Dragon's Dogma is a surprisingly good-looking game marred by bland art direction. The graphics are fine, and there is some impressive scale thanks to the huge monsters and vast locations, but this is harmed by a generally unmemorable style. Much of the world I explored consisted of numerous vaguely indistinguishable forests or caves. The monsters look scary and are easily the best designed aspect of the game. If as much style had been put into the little things, Dragon's Dogma would be better at holding your attention. There were some cases of nasty slowdown during big sequences, but nothing was unreasonably detrimental to the experience. The voice acting is passable but not particularly good, and the constant chatter of the Pawns will drive anyone crazy after a while. The soundtrack, aside from the hilariously out of place rock theme song, is solid and contains a few memorable songs.

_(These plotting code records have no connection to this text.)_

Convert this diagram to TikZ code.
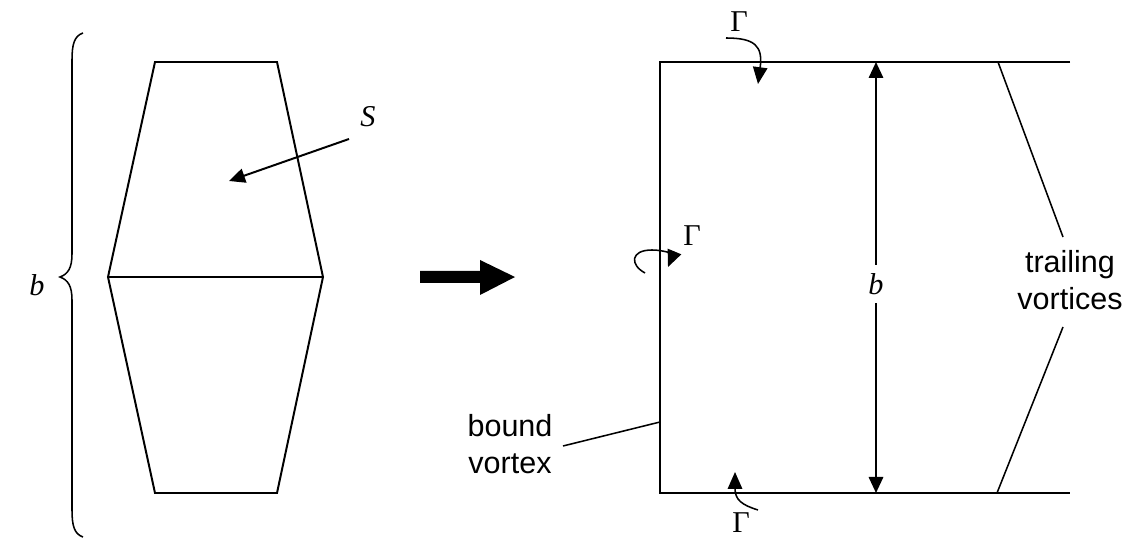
\documentclass[tikz,border=0pt]{standalone}
\usepackage{fontspec}
\setmainfont{Liberation Serif}
\newfontfamily\labelfont{Liberation Sans}
\usetikzlibrary{positioning, arrows.meta}

\begin{document}
\begin{tikzpicture}[
    x=0.025cm, y=-0.025cm,
    font=\fontsize{21.5}{25}\selectfont,
    edge/.style={
        draw,
        line width=1.4pt
    },
    thinEdge/.style={
        draw,
        line width=1.1pt
    },
    pointer/.style={
        draw,
        line width=1.4pt,
        -{Triangle[length=0.4cm, width=0.36cm]}
    },
    curlArrow/.style={
        draw,
        line width=1.1pt,
        -{Triangle[length=0.42cm, width=0.36cm]}
    },
    wordLabel/.style={
        font=\labelfont\fontsize{21.7}{26.3}\selectfont,
        align=center,
        inner sep=0pt
    },
    symLabel/.style={
        inner sep=2pt
    }
]

\useasboundingbox (0,0) rectangle (1132,543);

% --- Wing planform (left) ---
\coordinate (wTopL) at (155,62);
\coordinate (wTopR) at (277,62);
\coordinate (wMidL) at (108,277);
\coordinate (wMidR) at (323,277);
\coordinate (wBotL) at (155,493);
\coordinate (wBotR) at (277,493);

\draw[edge] (wTopL) -- (wTopR) -- (wMidR) -- (wBotR) -- (wBotL) -- (wMidL) -- cycle;
\draw[edge] (wMidL) -- (wMidR);

% area label
\node[symLabel] (sLabel) at (368,117) {\textit{S}};
\coordinate (sStart) at (349,139);
\coordinate (sTip) at (229,181);
\draw[pointer] (sStart) -- (sTip);

% --- Span brace ---
\coordinate (braceTop) at (83,33);
\coordinate (braceTip) at (60,277);
\coordinate (braceBot) at (83,537);
\draw[thinEdge] (braceTop) .. controls (74,36) and (72,45) .. (72,60) -- (72,254)
    .. controls (72,268) and (68,274) .. (braceTip)
    .. controls (68,280) and (72,286) .. (72,300) -- (72,510)
    .. controls (72,525) and (74,534) .. (braceBot);
\node[symLabel] (bLeft) at (37,285) {\textit{b}};

% --- Block arrow ---
\fill (420,271) -- (480,271) -- (480,260) -- (515,277) -- (480,295) -- (480,283) -- (420,283) -- cycle;

% --- Horseshoe vortex (right) ---
\coordinate (vTopL) at (660,62);
\coordinate (vTopR) at (1070,62);
\coordinate (vBotL) at (660,493);
\coordinate (vBotR) at (1070,493);
\draw[edge] (vTopR) -- (vTopL) -- (vBotL) -- (vBotR);

% trailing legs
\coordinate (tTopA) at (998,62);
\coordinate (tTopB) at (1063,237);
\coordinate (tBotA) at (997,493);
\coordinate (tBotB) at (1063,327);
\draw[thinEdge] (tTopA) -- (tTopB);
\draw[thinEdge] (tBotA) -- (tBotB);

% span dimension
\node[symLabel, fill=white, inner sep=6pt] (bRight) at (876,284) {\textit{b}};
\coordinate (dimTop) at (876,62);
\coordinate (dimBot) at (876,493);
\draw[pointer] (bRight) -- (dimTop);
\draw[pointer] (bRight) -- (dimBot);

% circulation marks
\node[symLabel] (gTop) at (739,22) {Γ};
\draw[curlArrow] (726,38) .. controls (755,38) and (763,46) .. (758,84);

\node[symLabel] (gLeft) at (692,236) {Γ};
\draw[curlArrow] (645,273) .. controls (630,265) and (630,250) .. (652,250)
    .. controls (665,250) and (673,255) .. (668,267);

\node[symLabel] (gBot) at (741,523) {Γ};
\draw[curlArrow] (758,510) .. controls (742,505) and (735,500) .. (735,472);

% --- Text labels ---
\node[wordLabel] (boundLbl) at (510,444) {bound\\vortex};
\coordinate (bvStart) at (563,446);
\coordinate (bvEnd) at (660,422);
\draw[thinEdge] (bvStart) -- (bvEnd);

\node[wordLabel] (trailLbl) at (1070,280) {trailing\\vortices};

\end{tikzpicture}
\end{document}
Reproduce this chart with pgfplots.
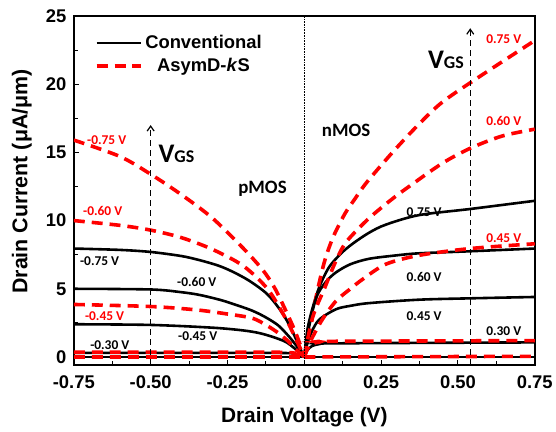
\documentclass[border=0pt]{standalone}
\usepackage{pgfplots}
\pgfplotsset{compat=1.18}
\usetikzlibrary{arrows.meta}
\usepackage{fontspec}
\setmainfont{Liberation Sans}
\newfontfamily\calib{Carlito}
\begin{document}
\begin{tikzpicture}
\begin{axis}[
  scale only axis, width=462bp, height=350bp,
  xmin=-0.75, xmax=0.75, ymin=-0.6, ymax=25,
  xtick={-0.75,-0.5,-0.25,0,0.25,0.5,0.75},
  xticklabels={-0.75,-0.50,-0.25,0.00,0.25,0.50,0.75},
  ytick={0,5,10,15,20,25}, yticklabels={0,5,10,15,20,25},
  minor x tick num=1, minor y tick num=1,
  tick align=inside, xtick pos=bottom, ytick pos=left,
  major tick length=5bp, minor tick length=4bp,
  tick style={line width=1bp,black},
  axis line style={line width=1.8bp},
  ticklabel style={font=\bfseries\fontsize{18.5}{20}\selectfont},
  xticklabel style={yshift=-7bp},
  yticklabel style={xshift=-4bp},
  xlabel={Drain Voltage (V)}, ylabel={Drain Current (μA/μm)},
  every axis x label/.style={at={(rel axis cs:0.5,0)},yshift=-52bp,anchor=center,font=\bfseries\fontsize{21}{22}\selectfont},
  every axis y label/.style={at={(rel axis cs:0,0.526)},xshift=-52bp,rotate=90,anchor=center,font=\bfseries\fontsize{21.5}{22}\selectfont},
  legend style={at={(rel axis cs:0.045,0.95)},anchor=north west,draw=none,fill=none,
    font=\bfseries\fontsize{18.5}{20}\selectfont,row sep=4bp,inner sep=0pt},
  legend image code/.code={\draw[#1] (0bp,0bp) -- (45bp,0bp);},
  conv/.style={black,line width=2.6bp,smooth,tension=0.5},
  asym/.style={red,line width=3.6bp,dash pattern=on 11bp off 7bp,smooth,tension=0.5},
]
% conventional, nMOS
\addplot[conv] coordinates {(0,0)(0.01,2.0)(0.027,3.6)(0.05,5.2)(0.081,6.6)(0.12,7.6)(0.157,8.3)(0.21,9.1)(0.265,9.7)(0.373,10.4)(0.54,10.85)(0.75,11.45)};
\addlegendentry{Conventional}
\addplot[asym] coordinates {(0,0)(0.013,1.4)(0.03,3.4)(0.045,5.1)(0.067,7.1)(0.094,8.8)(0.132,10.5)(0.165,11.6)(0.203,12.8)(0.287,15.0)(0.37,17.0)(0.45,18.7)(0.58,20.7)(0.75,23.2)};
\addlegendentry{AsymD-\textit{k}S}
\addplot[conv,forget plot] coordinates {(0,0)(0.01,1.6)(0.038,4.3)(0.07,5.5)(0.103,6.2)(0.15,6.8)(0.211,7.2)(0.3,7.45)(0.373,7.6)(0.54,7.75)(0.75,7.95)};
\addplot[conv,forget plot] coordinates {(0,0)(0.01,1.0)(0.025,1.9)(0.049,2.75)(0.103,3.5)(0.15,3.75)(0.211,3.95)(0.373,4.2)(0.54,4.3)(0.75,4.4)};
\addplot[conv,forget plot] coordinates {(0,0)(0.01,0.5)(0.025,0.8)(0.05,0.95)(0.1,1.0)(0.75,1.07)};
\addplot[conv,forget plot] coordinates {(0,0)(0.75,0)};
% conventional, pMOS
\addplot[conv,forget plot] coordinates {(-0.75,7.95)(-0.6,7.85)(-0.5,7.7)(-0.4,7.4)(-0.341,7.1)(-0.28,6.7)(-0.233,6.25)(-0.18,5.6)(-0.125,4.7)(-0.09,3.8)(-0.06,2.8)(-0.035,1.7)(-0.015,0.7)(0,0)};
\addplot[conv,forget plot] coordinates {(-0.75,5.0)(-0.5,4.95)(-0.4,4.75)(-0.341,4.55)(-0.276,4.2)(-0.233,3.9)(-0.17,3.4)(-0.125,2.9)(-0.084,2.3)(-0.05,1.5)(-0.025,0.8)(0,0)};
\addplot[conv,forget plot] coordinates {(-0.75,2.4)(-0.5,2.35)(-0.3,2.15)(-0.2,1.95)(-0.146,1.75)(-0.1,1.45)(-0.06,1.1)(-0.03,0.6)(0,0)};
\addplot[conv,forget plot] coordinates {(-0.75,0.3)(-0.1,0.3)(-0.03,0.2)(0,0)};
\addplot[conv,forget plot] coordinates {(-0.75,0)(0,0)};
% AsymD-kS, nMOS
\addplot[asym,forget plot] coordinates {(0,0)(0.027,2.9)(0.067,5.1)(0.1,6.9)(0.132,8.3)(0.18,9.5)(0.222,10.4)(0.287,11.6)(0.341,12.5)(0.449,14.2)(0.54,15.3)(0.644,16.2)(0.75,16.7)};
\addplot[asym,forget plot] coordinates {(0,0)(0.015,0.9)(0.03,1.6)(0.06,2.8)(0.103,4.1)(0.15,5.0)(0.19,5.7)(0.265,6.8)(0.373,7.45)(0.54,7.95)(0.75,8.3)};
\addplot[asym,forget plot] coordinates {(0,0)(0.01,0.6)(0.025,0.95)(0.05,1.1)(0.1,1.15)(0.75,1.2)};
\addplot[asym,forget plot] coordinates {(0,0)(0.75,0.05)};
% AsymD-kS, pMOS
\addplot[asym,forget plot] coordinates {(-0.75,15.9)(-0.6,14.7)(-0.5,13.4)(-0.4,11.9)(-0.3,10.2)(-0.2,8.0)(-0.136,6.4)(-0.1,5.2)(-0.073,4.0)(-0.036,2.2)(-0.015,1.0)(0,0)};
\addplot[asym,forget plot] coordinates {(-0.75,10.0)(-0.6,9.65)(-0.5,9.3)(-0.4,8.75)(-0.3,7.9)(-0.2,6.7)(-0.12,5.0)(-0.06,2.8)(-0.025,1.2)(0,0)};
\addplot[asym,forget plot] coordinates {(-0.75,3.85)(-0.5,3.7)(-0.35,3.45)(-0.25,3.15)(-0.17,2.85)(-0.125,2.35)(-0.084,1.75)(-0.05,1.1)(-0.03,0.6)(0,0)};
\addplot[asym,forget plot] coordinates {(-0.75,0.35)(-0.1,0.35)(-0.03,0.2)(0,0)};
\addplot[asym,forget plot] coordinates {(-0.75,0)(0,0)};
% guides
\draw[black,line width=0.6bp,densely dotted] (axis cs:0,-0.6) -- (axis cs:0,25);
\draw[black,line width=1.2bp,dash pattern=on 6bp off 4bp,-{Straight Barb[length=5bp,width=7bp]}] (axis cs:-0.5,-0.6) -- (axis cs:-0.5,17);
\draw[black,line width=1.2bp,dash pattern=on 6bp off 4bp,-{Straight Barb[length=5bp,width=7bp]}] (axis cs:0.54,-0.6) -- (axis cs:0.54,24.1);
\node[font=\calib\bfseries\fontsize{27}{28}\selectfont] at (axis cs:-0.416,14.9) {V\fontsize{18}{18}\selectfont GS};
\node[font=\calib\bfseries\fontsize{27}{28}\selectfont] at (axis cs:0.461,21.8) {V\fontsize{18}{18}\selectfont GS};
\node[font=\calib\bfseries\fontsize{19}{20}\selectfont] at (axis cs:-0.136,12.3) {pMOS};
\node[font=\calib\bfseries\fontsize{19}{20}\selectfont] at (axis cs:0.136,16.6) {nMOS};
% curve labels
\begin{scope}[every node/.style={font=\calib\bfseries\fontsize{13.5}{14}\selectfont}]
\node[red] at (axis cs:-0.643,15.9) {-0.75 V};
\node[red] at (axis cs:-0.656,10.7) {-0.60 V};
\node at (axis cs:-0.666,7.0) {-0.75 V};
\node at (axis cs:-0.35,5.5) {-0.60 V};
\node[red] at (axis cs:-0.65,3.0) {-0.45 V};
\node at (axis cs:-0.347,1.5) {-0.45 V};
\node at (axis cs:-0.633,0.9) {-0.30 V};
\node[red] at (axis cs:0.649,23.3) {0.75 V};
\node[red] at (axis cs:0.649,17.3) {0.60 V};
\node at (axis cs:0.39,10.6) {0.75 V};
\node[red] at (axis cs:0.649,8.7) {0.45 V};
\node at (axis cs:0.39,5.85) {0.60 V};
\node at (axis cs:0.39,2.96) {0.45 V};
\node at (axis cs:0.649,1.9) {0.30 V};
\end{scope}
\end{axis}
\path (current axis.south west) ++(-74bp,-66bp) (current axis.north east) ++(20bp,16bp);
\end{tikzpicture}
\end{document}
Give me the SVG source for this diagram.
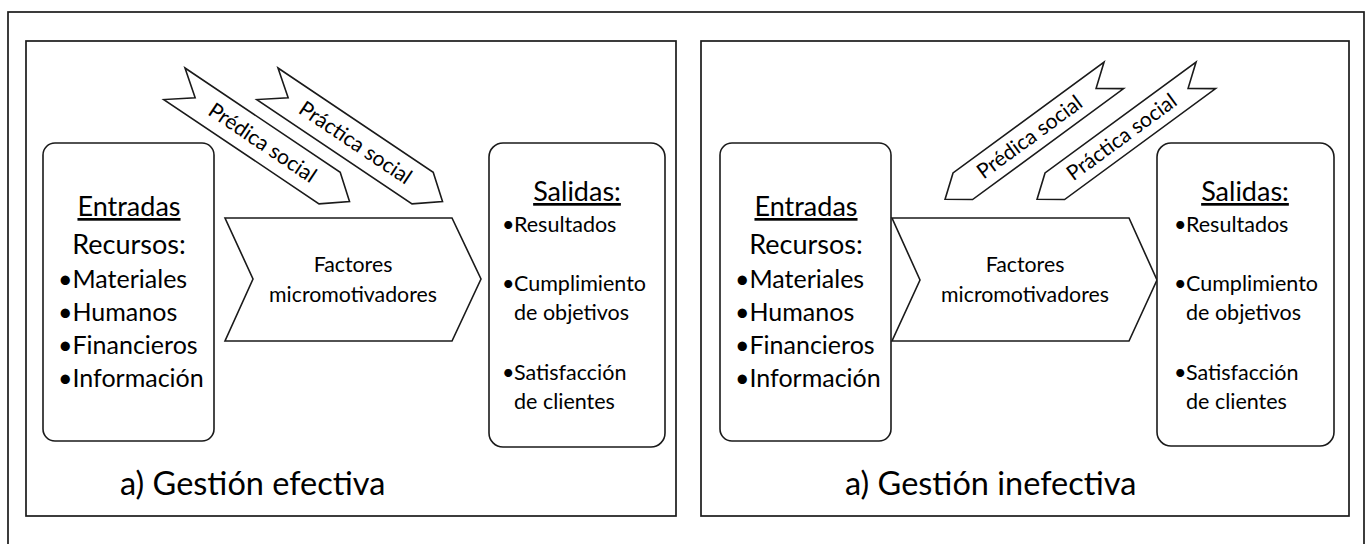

Dragon's Dogma is a fantastic combat system wrapped in a boring package. When it is on, it is one of the most intense, exciting and engrossing games I've ever played. When it is off, it can put you to sleep before you see a sign of a chimera or Cyclops. The character creation and combat development is involved enough to make me want to come back. It is a testament to the combat that it can hold one's attention through an endless swarm of escort missions, MMO-style item grinding and the blasé plot. The inconsistent difficulty is also a potential turnoff for many players. There's a lot to like in Dragon's Dogma if you're willing to look past the plain exterior.